When he does have the opportunity to see his family, Matthews said he doesn't take it for granted. In fact, some of the very things that annoyed him at home bring back fond memories while on the road.
"Even me and my sisters bickering," Matthews said with a chuckle. "I miss that, too."
Shaping up: The Vancouver Canadians' Shawn McDermott was named the Northwest League trainer of the year. Vancouver's trainer has won the award every season since 2007 -- former trainers Nate Brooks and Travis Tims previously claimed it.
Watermelon abound: Comedian Gallagher will perform at Yakima County Stadium on Aug. 26 as part of his "Looking for Intelligent Life" tour. Tickets for the show can be purchased at the Bears' office in downtown Yakima, and additional information can be found on their official website.
Dog days of summer: The Boise Hawks have invited fans to bring their dogs with them to Memorial Stadium on Sept. 3. A special seating area will be reserved for fans and their pets.

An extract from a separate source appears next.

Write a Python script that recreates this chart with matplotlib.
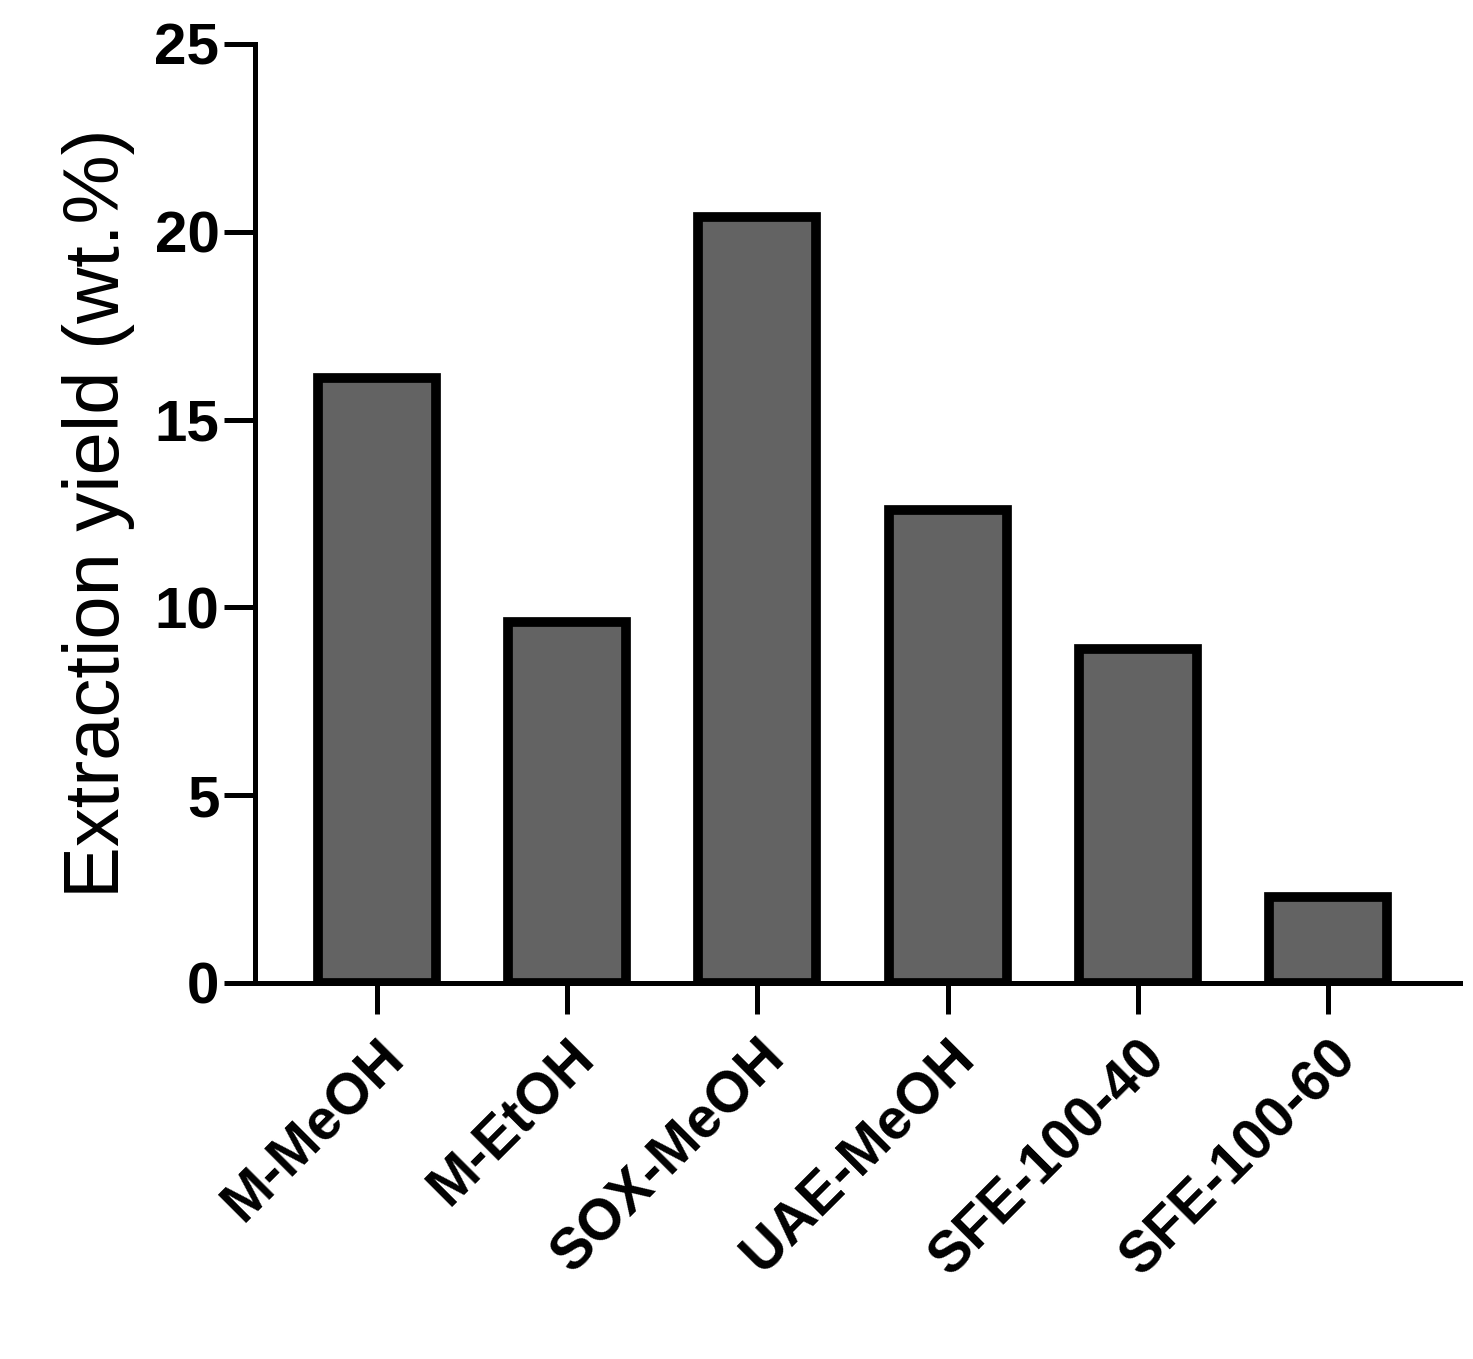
import matplotlib
matplotlib.use("Agg")
import matplotlib.pyplot as plt

categories = ["M-MeOH", "M-EtOH", "SOX-MeOH", "UAE-MeOH", "SFE-100-40", "SFE-100-60"]
values = [16.1, 9.6, 20.4, 12.6, 8.9, 2.3]
yticks = [0, 5, 10, 15, 20, 25]

plt.rcParams['font.family'] = ['Liberation Sans', 'DejaVu Sans']
fig = plt.figure(figsize=(14.73, 13.59), dpi=100)
ax = fig.add_axes([0.173, 0.2767, 0.818, 0.691])
x = range(len(categories))
ax.bar(x, values, width=0.62, color="#636363", edgecolor="black", linewidth=7, zorder=3)
ax.set_xlim(-0.64, 5.69)
ax.set_ylim(0, 25)
ax.set_yticks(yticks)
ax.set_yticklabels([str(t) for t in yticks], fontsize=42, fontweight="bold")
ax.set_xticks(list(x))
ax.set_xticklabels(categories, rotation=45, ha="right", rotation_mode="anchor", fontsize=41, fontweight="bold")
ax.set_ylabel("Extraction yield (wt.%)", fontsize=56, labelpad=14)
for s in ["top", "right"]:
    ax.spines[s].set_visible(False)
for s in ["left", "bottom"]:
    ax.spines[s].set_linewidth(3.6)
ax.tick_params(axis="both", width=3.6, length=22, direction="out")
ax.tick_params(axis="x", pad=12)
fig.savefig("out.png", dpi=100)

Quotable: "I think Andrew Lorraine, our pitching coach, has done a hell of a job with him because he showed a nice breaking ball, he mixed in his changeup, he kept the ball down, he kept his composure. All the things we talked about coming out of extended Spring Training he's doing, so it was a nice thing to see." -- Mariners director of operations Pedro Grifol to the Everett Herald regarding the development of pitcher Jose Campos.